Plan panel backs FDI in retail, revives debate
The Planning Commission has made a strong pitch for opening up the country’s retail sector to foreign direct investment with the longstanding debate on this issue gaining an added edge with the forthcoming visit of US President Barack Obama next month. Gaurav Choudhury reports. Contentious issuebusiness Updated: Oct 26, 2010 01:08 IST
The Planning Commission has made a strong pitch for opening up the country’s retail sector to foreign direct investment (FDI).
The longstanding debate on this issue has gained an added edge with the forthcoming visit of US President Barack Obama next month. US business has for long been demanding that India open up its retail sector.

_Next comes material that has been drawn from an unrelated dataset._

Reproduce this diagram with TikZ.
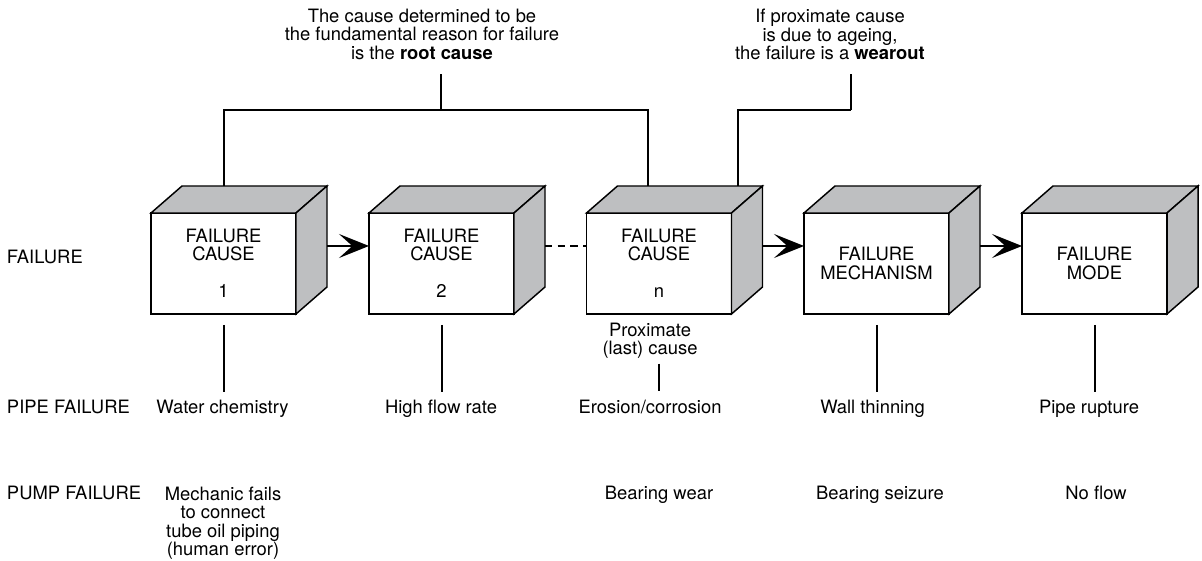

“FDI in multi-brand retail trading should be permitted, since it will have both positive direct and indirect effects that are of value to the national economy,” the planning commission has said commenting on a discussion paper prepared by the department of industrial policy and promotion (DIPP).

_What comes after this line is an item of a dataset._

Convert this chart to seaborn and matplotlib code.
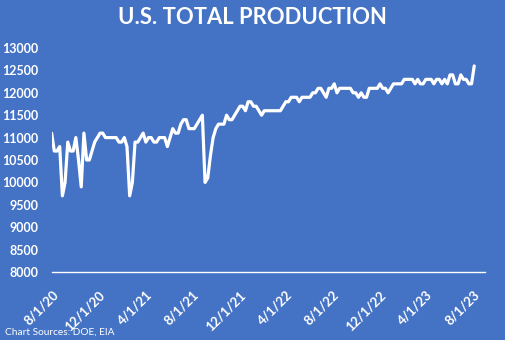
import matplotlib
matplotlib.use("Agg")
import matplotlib.pyplot as plt
import seaborn as sns
import pandas as pd

# Weekly U.S. crude oil field production, thousand barrels per day
week_start = "2020-07-31"
n_weeks = 158
production = [
    11100, 10700, 10700, 10800, 9700, 10000, 10900, 10700, 10700, 11000, 10500, 9900, 11100, 10500, 10500,
    10700, 10900, 11000, 11100, 11100, 11000, 11000, 11000, 11000, 11000, 10900, 10900, 11000, 10800, 9700,
    10000, 10900, 10900, 11000, 11100, 10900, 11000, 11000, 10900, 10900, 11000, 11000, 11000, 10800, 11000,
    11200, 11100, 11100, 11300, 11400, 11400, 11200, 11200, 11200, 11300, 11400, 11500, 10000, 10100, 10600,
    11000, 11200, 11300, 11300, 11300, 11500, 11400, 11400, 11500, 11600, 11700, 11700, 11600, 11800, 11800,
    11700, 11700, 11600, 11500, 11600, 11600, 11600, 11600, 11600, 11600, 11600, 11700, 11800, 11800, 11900,
    11900, 11900, 11800, 11900, 11900, 11900, 11900, 12000, 12000, 12100, 12100, 12000, 11900, 12100, 12100,
    12200, 12000, 12100, 12100, 12100, 12100, 12100, 12000, 12000, 11900, 12000, 11900, 11900, 12100, 12100,
    12100, 12100, 12200, 12100, 12100, 12000, 12100, 12200, 12200, 12200, 12200, 12300, 12300, 12300, 12300,
    12200, 12300, 12200, 12200, 12300, 12300, 12300, 12200, 12300, 12300, 12200, 12300, 12200, 12400, 12400,
    12200, 12200, 12400, 12300, 12300, 12200, 12200, 12600,
]
y_ticks = [8000, 8500, 9000, 9500, 10000, 10500, 11000, 11500, 12000, 12500, 13000]
x_tick_dates = ["2020-08-01", "2020-12-01", "2021-04-01", "2021-08-01", "2021-12-01",
                "2022-04-01", "2022-08-01", "2022-12-01", "2023-04-01", "2023-08-01"]
title = "U.S. TOTAL PRODUCTION"
source_note = "Chart Sources: DOE, EIA"

df = pd.DataFrame({
    "week": pd.date_range(week_start, periods=n_weeks, freq="7D"),
    "production": production,
})

bg = "#4472C4"
sns.set_style("white")
plt.rcParams["font.family"] = ["Lato", "DejaVu Sans"]

fig = plt.figure(figsize=(5.05, 3.40), dpi=100, facecolor=bg)
ax = fig.add_axes([52 / 505, 1 - 272 / 340, (485 - 52) / 505, (272 - 48) / 340])
ax.set_facecolor(bg)

sns.lineplot(data=df, x="week", y="production", ax=ax, color="white", linewidth=2.3)

ax.set_ylim(8000, 13000)
ax.set_xlim(pd.Timestamp("2020-08-01"), pd.Timestamp("2023-09-01"))
ax.set_yticks(y_ticks)
ax.set_yticklabels([str(v) for v in y_ticks], fontsize=9, fontweight="bold", color="white")

xt = pd.to_datetime(x_tick_dates)
ax.set_xticks(xt)
ax.set_xticklabels([f"{d.month}/{d.day}/{d.year % 100}" for d in xt],
                   rotation=45, ha="right", va="top", rotation_mode="anchor",
                   fontsize=9.5, fontweight="bold", color="white")

ax.tick_params(axis="x", colors="white", length=4, width=1, direction="out", pad=8)
ax.tick_params(axis="y", length=0, pad=10)

for side in ["top", "right", "left"]:
    ax.spines[side].set_visible(False)
ax.spines["bottom"].set_color("white")
ax.spines["bottom"].set_linewidth(1)
ax.set_xlabel("")
ax.set_ylabel("")

fig.text(0.5, 1 - 18 / 340, title, ha="center", va="center",
         fontsize=15.8, fontweight="bold", color="white")
fig.text(5 / 505, 1 - 332 / 340, source_note, ha="left", va="center",
         fontsize=7.3, color="white")

fig.savefig("out.png", dpi=100, facecolor=bg)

The DIPP paper in July made a strong pitch for throwing open the retail sector to foreign direct investment (FDI) that would allow international giants such as Wal-Mart, Tesco and Carrefour to set up mega stores in the country.
Michael Duke, President and CEO of world’s largest retail store Wal-Mart, currently in India, met commerce and industry minister Anand Sharma on Monday.

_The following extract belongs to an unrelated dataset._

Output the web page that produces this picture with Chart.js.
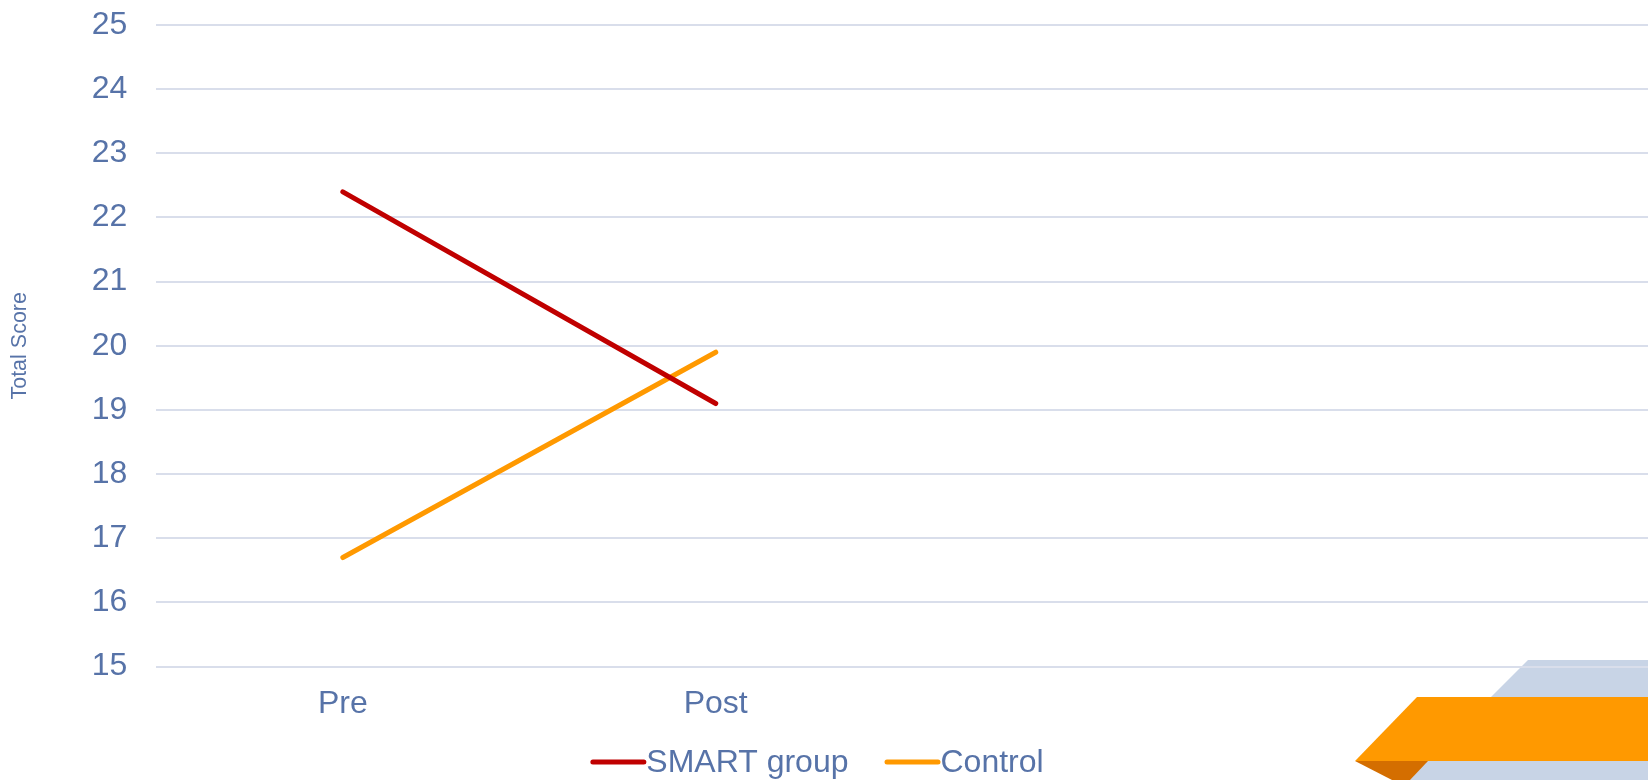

“No, there was no demand made,” Sharma said whether Duke asked for any policy change in the FDI policy regime.
“What I have mentioned (to Duke) is that as a democracy we believe in generating a discussion and consultation with all the stakeholders so that before taking any step, we create a broad-based consensus,” Sharma said.
At present, FDI in multi-brand retail is prohibited in India but the government allows 51% FDI in single brand retailing and 100% in wholesale trade.
Domestic traders lobby groups and the Left-wing political parties have expressed concern that transnational giants offering deep discount sales in mega stores would put the livelihood of neighbourhood mom-and-pop stores and street vendors at risk.
The planning commission said the fear of job losses is exaggerated. “All forms of mechanisations and modernisation do away with certain kinds of activity, as it ushers in new forms of more productive and better paid occupations. That is the essence of economic progress,” the plan panel said.